ウォータールー・ブリッジを渡る。テリーとジュリーのように、安全かつ健全に。

ストランドを歩いてコベント・ガーデンへ。
ジュビリー・マーケットでちゃちい服やポストカードを買う。結構馬鹿げた文句を書いたTシャツなんかも欲しいのだが("Every good girl goes to heaven, every bad girl goes to London."みたいなのね)、ことごとくサイズがでか過ぎる。Sと書いてあっても、明らかに私にとってはLだったり。

今日はパフォーマーも多い。ステージもある。

ケン・ハイのいつものネットカフェで少々メールなど。

チューブでハイベリー&イズリントンへ。ぎりぎりゾーン2の辺鄙な場所。ガレージというライブハウスへ。
だしものの知らずに来たが、すぐにSonic Boom Sixというバンドの演奏が始まると言う。2,000円払って入る。
ボーカルが真っ赤な髪の女の子。何とかロックのセックス・シンボルになろうと一生懸命頑張ってる感じ。時々絶叫。歌詞は"Sex, sex, sex, sex, sex!!" ・・・この子好きだなあ。メインのバンドでない為、客は遠巻きにしているが、ジン飲みつつ一番前に立って見とく。この子が頑張るたんびに、私は嬉しくてくすくす笑ってしまう。Tシャツを出来るだけ色っぽく胸のとこまでまくり上げたり、セクシーなポーズを作って意味ありげに男のメンバーとからんでみたり。そのたびに私はにやにやにや。曲もけして悪くはなかった。ベースが曲書いてると思うんだけど、レッチリのフリーみたいな音だったね。
メインはThe Toastersというバンドで、なるほど演奏のレベルは格段に上がったが、ボーカルとサックスが黒人だった。2、3曲聴いて外に出る。
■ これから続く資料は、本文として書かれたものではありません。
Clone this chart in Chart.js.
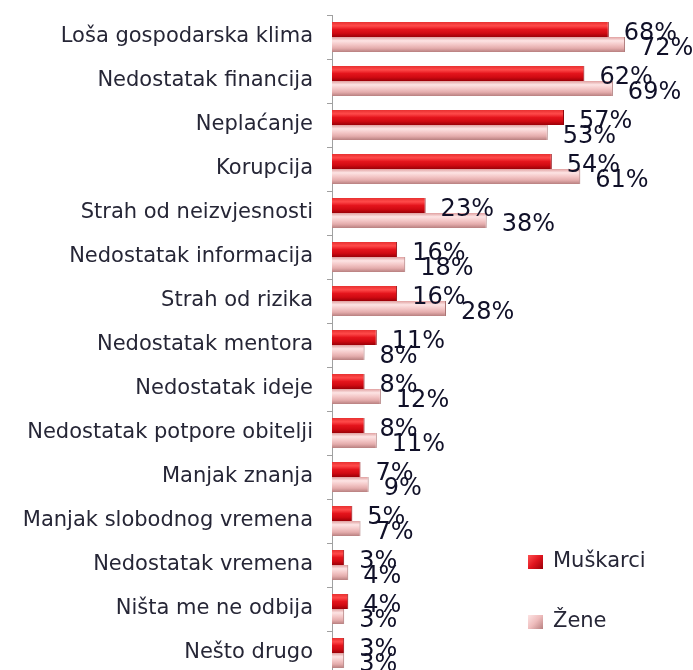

私は実は、ジャンルを問わず黒人音楽は一切受けつけないのだ。

日本に帰りたくないという、殆ど脅迫観念に似た気持ちが湧いてくる。このまま一生ロンドンにいたい。以前からそう思ってはいるわけだけど。

Don't wanna leave him now.
You know I believe and how.

Attracts me like no other lover (こんなに私を魅了する存在は他にはない)  * Something / The Beatles (1969) の歌詞。